- **What to produce**
Your task is to quote exactly the run of lines that starts at the line containing "Give me the matplotlib source for this chart." and ends at the line containing "plt.rcParams['mathtext.fontset'] = 'stix'", including both.

_ _ _ _ _

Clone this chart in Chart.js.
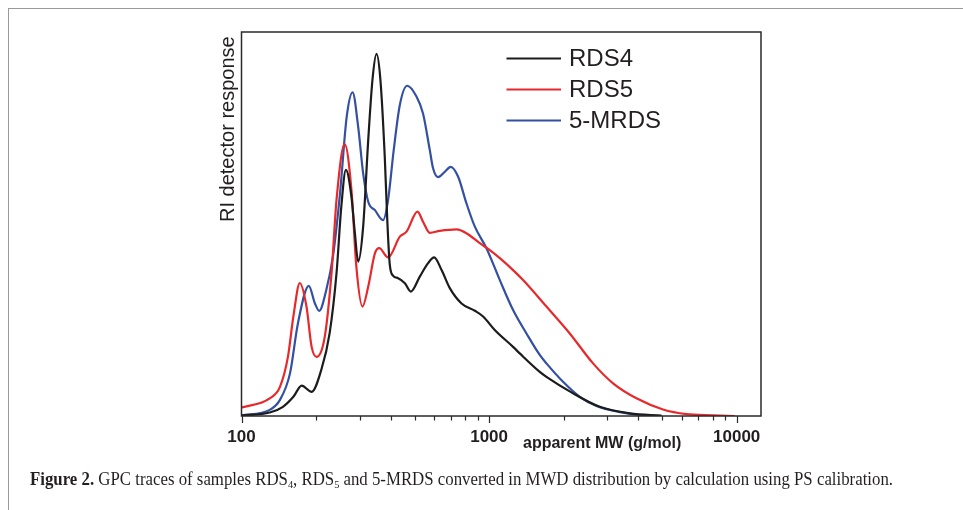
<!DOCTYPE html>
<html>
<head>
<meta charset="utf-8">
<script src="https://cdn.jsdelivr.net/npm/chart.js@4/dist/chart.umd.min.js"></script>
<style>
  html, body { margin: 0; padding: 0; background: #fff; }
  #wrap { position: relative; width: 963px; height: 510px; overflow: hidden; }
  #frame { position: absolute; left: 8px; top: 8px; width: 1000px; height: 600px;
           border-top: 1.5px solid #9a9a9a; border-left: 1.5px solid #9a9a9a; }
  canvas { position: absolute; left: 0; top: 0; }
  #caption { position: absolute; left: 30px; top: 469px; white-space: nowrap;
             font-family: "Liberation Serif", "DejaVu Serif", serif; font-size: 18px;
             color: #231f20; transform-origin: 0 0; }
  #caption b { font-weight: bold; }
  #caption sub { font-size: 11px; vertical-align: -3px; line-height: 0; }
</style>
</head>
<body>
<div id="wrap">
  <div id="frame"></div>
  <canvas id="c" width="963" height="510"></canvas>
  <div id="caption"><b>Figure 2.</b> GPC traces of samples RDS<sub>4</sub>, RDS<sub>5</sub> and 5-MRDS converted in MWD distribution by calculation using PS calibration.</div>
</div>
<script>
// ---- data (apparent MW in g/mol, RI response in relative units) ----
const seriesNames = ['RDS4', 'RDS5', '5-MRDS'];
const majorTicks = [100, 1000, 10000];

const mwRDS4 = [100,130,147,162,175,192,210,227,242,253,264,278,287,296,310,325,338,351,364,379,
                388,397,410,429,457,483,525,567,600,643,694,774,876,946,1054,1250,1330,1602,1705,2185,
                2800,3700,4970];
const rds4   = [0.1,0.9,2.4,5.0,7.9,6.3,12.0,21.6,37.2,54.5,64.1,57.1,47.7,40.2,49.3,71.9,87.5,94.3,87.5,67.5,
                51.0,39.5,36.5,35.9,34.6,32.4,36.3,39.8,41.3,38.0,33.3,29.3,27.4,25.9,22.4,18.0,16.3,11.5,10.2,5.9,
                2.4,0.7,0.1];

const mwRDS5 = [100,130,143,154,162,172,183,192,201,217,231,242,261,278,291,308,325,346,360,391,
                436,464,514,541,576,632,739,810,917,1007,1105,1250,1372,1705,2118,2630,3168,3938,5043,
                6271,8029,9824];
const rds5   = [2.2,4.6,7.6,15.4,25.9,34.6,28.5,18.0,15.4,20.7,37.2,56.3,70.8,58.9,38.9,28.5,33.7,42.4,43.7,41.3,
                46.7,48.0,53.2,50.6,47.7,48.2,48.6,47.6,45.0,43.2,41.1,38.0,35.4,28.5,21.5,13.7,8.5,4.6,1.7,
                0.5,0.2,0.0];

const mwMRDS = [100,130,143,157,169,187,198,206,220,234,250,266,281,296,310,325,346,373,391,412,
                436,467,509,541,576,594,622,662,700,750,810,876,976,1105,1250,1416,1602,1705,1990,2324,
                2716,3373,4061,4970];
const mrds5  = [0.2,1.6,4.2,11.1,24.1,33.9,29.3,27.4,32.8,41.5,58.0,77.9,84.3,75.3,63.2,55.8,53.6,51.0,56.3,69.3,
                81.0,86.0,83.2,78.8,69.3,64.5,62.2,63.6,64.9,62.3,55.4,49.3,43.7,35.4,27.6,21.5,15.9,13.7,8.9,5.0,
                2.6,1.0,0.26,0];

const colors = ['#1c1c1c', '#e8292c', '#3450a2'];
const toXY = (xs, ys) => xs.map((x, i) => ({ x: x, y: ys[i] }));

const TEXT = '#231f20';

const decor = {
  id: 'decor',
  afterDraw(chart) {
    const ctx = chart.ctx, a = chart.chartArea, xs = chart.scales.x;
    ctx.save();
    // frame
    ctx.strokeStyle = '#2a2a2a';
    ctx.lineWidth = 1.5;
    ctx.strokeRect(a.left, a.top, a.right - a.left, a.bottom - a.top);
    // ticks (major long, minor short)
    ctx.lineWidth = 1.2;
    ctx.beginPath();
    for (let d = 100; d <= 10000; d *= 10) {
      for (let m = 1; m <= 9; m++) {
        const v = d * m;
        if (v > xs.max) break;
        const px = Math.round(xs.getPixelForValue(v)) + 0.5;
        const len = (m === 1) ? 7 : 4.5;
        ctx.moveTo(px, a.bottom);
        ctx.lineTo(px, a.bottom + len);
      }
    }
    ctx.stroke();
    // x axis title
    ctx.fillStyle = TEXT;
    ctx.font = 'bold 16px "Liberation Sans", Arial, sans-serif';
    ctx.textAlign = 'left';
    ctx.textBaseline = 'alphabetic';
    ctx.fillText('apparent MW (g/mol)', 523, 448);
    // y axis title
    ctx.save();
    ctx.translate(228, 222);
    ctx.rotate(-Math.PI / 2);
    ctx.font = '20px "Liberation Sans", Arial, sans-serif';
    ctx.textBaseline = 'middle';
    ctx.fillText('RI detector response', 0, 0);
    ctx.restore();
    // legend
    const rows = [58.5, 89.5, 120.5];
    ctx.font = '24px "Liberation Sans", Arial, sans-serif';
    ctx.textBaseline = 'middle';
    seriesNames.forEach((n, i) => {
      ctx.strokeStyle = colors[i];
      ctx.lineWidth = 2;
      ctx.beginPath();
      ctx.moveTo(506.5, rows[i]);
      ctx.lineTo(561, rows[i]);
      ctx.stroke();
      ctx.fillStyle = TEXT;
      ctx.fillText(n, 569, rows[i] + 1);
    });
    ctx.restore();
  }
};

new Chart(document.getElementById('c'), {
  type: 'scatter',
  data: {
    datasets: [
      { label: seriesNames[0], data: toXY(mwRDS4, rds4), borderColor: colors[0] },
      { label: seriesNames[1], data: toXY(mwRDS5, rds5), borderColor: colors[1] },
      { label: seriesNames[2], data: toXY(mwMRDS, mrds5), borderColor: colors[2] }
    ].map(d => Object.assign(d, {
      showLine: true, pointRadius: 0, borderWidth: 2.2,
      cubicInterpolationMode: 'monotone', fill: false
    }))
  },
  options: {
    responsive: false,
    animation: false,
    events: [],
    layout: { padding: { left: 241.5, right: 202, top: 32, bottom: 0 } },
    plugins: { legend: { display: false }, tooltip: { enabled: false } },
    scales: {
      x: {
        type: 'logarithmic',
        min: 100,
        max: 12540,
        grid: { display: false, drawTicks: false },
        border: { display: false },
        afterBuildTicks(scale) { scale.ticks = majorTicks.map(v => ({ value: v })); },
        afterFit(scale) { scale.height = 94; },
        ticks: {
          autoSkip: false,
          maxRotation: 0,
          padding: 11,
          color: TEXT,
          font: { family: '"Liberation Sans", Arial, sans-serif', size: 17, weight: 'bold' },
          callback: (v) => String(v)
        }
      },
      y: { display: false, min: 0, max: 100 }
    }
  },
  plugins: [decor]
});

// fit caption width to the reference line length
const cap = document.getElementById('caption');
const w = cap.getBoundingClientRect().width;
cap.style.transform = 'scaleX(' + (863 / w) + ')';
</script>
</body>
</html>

_ _ _ _ _

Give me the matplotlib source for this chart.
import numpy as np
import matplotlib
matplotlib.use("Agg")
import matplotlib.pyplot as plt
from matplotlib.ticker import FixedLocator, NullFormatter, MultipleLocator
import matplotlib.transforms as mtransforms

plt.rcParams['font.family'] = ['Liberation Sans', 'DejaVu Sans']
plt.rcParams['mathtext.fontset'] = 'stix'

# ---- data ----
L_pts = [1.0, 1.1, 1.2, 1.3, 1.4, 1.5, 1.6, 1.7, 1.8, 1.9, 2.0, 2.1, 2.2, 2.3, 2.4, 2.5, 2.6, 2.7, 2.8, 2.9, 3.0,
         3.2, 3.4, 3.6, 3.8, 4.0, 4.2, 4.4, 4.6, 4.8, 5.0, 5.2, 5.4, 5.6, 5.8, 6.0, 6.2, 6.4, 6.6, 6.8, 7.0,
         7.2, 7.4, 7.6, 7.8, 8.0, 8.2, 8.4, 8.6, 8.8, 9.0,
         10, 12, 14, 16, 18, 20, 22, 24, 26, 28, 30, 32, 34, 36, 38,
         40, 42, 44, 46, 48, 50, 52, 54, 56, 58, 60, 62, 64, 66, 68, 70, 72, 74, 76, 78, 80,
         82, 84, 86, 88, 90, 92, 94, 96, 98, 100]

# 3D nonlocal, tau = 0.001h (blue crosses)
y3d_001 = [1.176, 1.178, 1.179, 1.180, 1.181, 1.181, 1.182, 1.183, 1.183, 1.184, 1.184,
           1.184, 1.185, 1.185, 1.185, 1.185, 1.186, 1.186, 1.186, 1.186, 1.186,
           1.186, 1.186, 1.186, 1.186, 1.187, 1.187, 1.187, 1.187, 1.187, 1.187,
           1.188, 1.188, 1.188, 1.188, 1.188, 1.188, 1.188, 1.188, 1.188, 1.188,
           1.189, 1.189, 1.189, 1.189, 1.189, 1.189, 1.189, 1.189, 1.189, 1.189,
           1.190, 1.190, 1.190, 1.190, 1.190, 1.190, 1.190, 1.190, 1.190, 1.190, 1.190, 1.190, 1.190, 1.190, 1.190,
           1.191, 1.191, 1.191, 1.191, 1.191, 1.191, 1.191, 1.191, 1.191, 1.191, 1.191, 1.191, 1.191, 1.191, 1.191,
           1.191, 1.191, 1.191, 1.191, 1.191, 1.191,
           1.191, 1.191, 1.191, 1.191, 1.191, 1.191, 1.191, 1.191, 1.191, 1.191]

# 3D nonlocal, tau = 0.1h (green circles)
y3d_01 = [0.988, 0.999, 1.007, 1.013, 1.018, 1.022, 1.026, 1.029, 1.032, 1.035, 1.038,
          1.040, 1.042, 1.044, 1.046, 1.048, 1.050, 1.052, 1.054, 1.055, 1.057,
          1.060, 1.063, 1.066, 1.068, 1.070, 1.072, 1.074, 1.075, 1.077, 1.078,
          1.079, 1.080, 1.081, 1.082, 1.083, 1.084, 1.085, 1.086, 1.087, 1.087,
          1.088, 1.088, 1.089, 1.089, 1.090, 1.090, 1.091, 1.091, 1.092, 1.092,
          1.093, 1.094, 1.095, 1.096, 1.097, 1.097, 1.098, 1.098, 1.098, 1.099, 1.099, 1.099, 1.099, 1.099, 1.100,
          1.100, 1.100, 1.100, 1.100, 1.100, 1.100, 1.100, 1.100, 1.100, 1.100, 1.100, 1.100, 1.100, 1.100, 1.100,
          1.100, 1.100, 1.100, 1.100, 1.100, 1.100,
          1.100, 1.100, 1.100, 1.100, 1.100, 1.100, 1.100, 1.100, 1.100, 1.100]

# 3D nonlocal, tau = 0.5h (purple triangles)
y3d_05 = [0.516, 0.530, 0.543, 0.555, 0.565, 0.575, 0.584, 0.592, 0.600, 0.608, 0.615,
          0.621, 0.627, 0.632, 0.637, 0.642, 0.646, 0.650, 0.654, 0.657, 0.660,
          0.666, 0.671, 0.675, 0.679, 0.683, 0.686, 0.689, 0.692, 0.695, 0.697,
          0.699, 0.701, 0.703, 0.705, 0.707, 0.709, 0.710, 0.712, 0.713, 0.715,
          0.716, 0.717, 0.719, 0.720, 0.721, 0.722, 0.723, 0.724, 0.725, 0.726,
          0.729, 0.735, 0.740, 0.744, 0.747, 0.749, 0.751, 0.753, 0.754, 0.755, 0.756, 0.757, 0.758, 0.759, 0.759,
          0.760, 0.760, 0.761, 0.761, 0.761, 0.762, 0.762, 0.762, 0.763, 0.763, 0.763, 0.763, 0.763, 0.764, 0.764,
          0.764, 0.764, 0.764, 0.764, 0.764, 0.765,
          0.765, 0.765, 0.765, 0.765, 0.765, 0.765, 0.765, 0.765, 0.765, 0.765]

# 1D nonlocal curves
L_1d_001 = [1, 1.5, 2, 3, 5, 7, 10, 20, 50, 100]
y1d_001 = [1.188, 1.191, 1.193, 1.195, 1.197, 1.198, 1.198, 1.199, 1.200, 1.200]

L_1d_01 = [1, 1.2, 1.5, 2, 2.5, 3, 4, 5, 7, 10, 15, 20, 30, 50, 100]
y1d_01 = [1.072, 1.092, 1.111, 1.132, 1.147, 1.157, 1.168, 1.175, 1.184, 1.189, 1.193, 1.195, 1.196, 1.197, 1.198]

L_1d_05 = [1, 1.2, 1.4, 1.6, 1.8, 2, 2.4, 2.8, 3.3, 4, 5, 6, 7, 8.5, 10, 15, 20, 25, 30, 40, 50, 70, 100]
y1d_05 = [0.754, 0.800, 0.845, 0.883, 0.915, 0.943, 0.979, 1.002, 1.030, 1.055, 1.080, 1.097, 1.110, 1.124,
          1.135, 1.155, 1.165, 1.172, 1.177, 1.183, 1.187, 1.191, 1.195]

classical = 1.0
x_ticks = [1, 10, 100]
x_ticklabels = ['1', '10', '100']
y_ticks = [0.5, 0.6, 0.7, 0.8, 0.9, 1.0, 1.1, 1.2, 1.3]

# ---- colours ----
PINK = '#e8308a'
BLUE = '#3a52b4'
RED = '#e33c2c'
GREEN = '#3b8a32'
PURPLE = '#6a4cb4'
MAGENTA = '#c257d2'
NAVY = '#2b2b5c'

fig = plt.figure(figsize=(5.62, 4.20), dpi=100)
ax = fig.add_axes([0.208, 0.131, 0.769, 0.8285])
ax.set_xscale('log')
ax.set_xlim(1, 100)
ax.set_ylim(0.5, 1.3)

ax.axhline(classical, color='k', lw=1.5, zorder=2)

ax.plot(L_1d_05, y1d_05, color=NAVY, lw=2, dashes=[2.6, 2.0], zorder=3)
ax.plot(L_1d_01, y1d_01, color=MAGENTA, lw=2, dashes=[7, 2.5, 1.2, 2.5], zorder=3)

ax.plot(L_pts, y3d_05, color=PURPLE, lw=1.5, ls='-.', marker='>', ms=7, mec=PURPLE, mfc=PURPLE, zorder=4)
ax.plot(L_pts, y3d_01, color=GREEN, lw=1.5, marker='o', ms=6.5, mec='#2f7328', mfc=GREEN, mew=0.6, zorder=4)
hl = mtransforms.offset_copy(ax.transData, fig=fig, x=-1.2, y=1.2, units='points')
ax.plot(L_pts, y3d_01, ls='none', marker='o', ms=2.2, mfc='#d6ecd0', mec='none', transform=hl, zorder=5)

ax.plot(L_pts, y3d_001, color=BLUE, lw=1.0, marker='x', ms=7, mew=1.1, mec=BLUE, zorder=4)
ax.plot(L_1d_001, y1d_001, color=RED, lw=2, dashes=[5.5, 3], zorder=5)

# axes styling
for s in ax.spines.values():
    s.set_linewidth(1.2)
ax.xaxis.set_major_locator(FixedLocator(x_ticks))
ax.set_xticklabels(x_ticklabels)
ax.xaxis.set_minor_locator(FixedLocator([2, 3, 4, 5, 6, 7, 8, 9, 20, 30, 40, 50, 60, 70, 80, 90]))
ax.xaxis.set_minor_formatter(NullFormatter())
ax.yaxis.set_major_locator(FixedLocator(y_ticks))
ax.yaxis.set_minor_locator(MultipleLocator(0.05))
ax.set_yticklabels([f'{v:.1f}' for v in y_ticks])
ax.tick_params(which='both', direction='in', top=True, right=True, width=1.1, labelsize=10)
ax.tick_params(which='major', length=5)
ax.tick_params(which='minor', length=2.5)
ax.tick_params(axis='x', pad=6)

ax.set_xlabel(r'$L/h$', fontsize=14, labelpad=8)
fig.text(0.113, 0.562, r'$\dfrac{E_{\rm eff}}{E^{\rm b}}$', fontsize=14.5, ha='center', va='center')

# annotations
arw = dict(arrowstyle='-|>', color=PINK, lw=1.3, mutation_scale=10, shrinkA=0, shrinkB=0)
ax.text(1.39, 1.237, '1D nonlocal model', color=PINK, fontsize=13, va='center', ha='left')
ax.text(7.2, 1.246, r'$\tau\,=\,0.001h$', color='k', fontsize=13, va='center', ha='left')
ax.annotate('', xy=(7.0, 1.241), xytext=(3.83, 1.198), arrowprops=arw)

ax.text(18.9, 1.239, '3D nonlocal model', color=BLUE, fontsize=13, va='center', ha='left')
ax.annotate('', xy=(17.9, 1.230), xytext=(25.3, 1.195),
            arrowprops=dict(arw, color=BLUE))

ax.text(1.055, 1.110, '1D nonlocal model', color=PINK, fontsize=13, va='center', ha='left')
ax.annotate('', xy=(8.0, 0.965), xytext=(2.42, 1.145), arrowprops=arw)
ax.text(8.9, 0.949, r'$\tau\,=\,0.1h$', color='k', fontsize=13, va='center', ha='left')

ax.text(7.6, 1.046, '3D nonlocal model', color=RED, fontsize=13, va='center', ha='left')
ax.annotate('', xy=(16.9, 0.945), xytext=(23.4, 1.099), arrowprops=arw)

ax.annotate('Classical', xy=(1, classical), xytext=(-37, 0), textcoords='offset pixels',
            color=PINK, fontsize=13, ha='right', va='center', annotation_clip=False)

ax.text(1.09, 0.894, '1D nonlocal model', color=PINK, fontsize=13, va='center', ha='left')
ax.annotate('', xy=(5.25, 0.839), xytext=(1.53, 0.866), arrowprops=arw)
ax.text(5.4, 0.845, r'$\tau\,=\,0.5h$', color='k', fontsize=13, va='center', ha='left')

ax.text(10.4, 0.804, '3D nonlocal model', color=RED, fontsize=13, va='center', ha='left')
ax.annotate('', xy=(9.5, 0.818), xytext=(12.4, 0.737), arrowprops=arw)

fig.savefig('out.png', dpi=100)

_ _ _ _ _

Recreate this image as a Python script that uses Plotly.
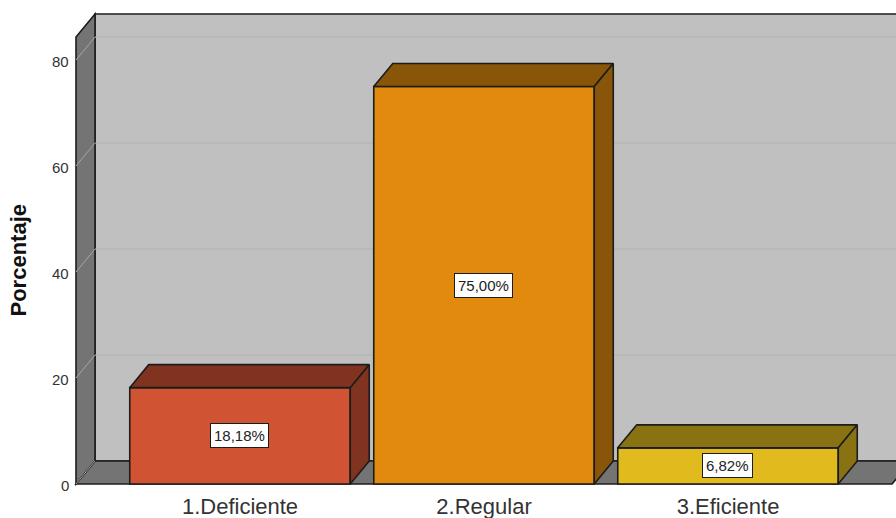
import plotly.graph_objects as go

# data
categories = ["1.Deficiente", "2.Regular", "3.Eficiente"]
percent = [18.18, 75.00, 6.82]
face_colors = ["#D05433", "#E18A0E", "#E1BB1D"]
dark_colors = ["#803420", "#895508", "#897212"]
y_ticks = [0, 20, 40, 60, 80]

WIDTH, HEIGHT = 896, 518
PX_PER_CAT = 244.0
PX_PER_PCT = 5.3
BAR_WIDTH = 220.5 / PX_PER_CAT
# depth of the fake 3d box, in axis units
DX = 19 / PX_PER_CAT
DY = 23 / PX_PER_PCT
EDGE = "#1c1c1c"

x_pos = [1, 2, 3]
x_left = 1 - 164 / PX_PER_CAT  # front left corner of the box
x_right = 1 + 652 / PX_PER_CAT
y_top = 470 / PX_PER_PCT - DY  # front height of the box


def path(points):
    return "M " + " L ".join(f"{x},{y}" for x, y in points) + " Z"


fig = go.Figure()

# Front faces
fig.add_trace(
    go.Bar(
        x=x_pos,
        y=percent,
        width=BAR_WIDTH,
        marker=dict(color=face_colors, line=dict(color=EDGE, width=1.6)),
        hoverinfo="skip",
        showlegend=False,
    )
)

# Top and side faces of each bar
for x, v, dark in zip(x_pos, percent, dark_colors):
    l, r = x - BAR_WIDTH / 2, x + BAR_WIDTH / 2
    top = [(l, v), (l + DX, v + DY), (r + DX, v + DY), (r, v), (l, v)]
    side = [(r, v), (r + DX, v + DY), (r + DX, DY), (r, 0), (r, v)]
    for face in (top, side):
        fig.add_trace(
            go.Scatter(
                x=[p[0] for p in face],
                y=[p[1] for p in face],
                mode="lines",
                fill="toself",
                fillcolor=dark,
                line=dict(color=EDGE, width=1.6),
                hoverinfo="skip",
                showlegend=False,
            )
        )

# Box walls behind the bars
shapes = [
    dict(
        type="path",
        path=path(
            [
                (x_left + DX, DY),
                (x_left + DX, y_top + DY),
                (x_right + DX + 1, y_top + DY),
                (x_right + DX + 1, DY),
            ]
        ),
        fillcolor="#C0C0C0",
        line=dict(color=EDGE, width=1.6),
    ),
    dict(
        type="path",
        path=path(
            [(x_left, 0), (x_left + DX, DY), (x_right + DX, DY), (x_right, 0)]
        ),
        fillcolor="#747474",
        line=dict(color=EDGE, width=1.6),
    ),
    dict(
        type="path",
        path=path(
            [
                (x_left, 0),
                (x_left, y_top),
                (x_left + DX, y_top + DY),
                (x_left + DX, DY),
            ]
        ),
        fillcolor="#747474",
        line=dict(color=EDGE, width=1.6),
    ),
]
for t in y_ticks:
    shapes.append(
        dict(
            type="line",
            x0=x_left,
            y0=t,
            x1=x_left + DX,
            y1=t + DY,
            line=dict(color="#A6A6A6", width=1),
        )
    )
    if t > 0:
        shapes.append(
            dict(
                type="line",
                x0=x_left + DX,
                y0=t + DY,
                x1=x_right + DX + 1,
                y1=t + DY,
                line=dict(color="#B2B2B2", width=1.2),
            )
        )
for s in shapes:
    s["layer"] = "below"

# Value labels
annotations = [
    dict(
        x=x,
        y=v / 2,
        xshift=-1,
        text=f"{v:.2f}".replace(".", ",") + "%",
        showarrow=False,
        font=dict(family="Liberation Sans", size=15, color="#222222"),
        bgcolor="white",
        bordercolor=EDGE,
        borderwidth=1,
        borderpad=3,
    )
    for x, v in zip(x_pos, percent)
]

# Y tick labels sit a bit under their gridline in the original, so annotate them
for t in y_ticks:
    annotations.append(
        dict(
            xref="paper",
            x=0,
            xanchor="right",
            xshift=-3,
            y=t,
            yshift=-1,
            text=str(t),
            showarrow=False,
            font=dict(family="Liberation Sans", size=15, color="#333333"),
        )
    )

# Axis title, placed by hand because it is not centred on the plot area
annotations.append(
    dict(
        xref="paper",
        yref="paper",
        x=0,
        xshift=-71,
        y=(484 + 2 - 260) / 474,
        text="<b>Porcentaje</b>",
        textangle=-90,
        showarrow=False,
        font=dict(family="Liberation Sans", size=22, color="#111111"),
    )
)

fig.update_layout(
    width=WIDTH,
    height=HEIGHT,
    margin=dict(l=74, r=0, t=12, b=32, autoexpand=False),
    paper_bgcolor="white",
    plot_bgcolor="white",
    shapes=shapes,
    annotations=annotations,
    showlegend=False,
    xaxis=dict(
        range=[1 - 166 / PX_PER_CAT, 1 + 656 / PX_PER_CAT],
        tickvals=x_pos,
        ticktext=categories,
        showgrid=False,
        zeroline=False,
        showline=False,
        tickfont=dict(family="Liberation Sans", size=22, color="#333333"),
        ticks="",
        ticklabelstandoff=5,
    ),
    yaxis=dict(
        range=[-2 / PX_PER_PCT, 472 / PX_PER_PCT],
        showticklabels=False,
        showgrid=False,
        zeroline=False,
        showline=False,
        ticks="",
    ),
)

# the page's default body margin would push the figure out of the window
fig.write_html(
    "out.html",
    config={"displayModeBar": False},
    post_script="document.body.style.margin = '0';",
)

_ _ _ _ _

- **Solved exercise**
Give me the matplotlib source for this chart.
import numpy as np
import matplotlib
matplotlib.use("Agg")
import matplotlib.pyplot as plt
from matplotlib.ticker import FixedLocator, NullFormatter, MultipleLocator
import matplotlib.transforms as mtransforms

plt.rcParams['font.family'] = ['Liberation Sans', 'DejaVu Sans']
plt.rcParams['mathtext.fontset'] = 'stix'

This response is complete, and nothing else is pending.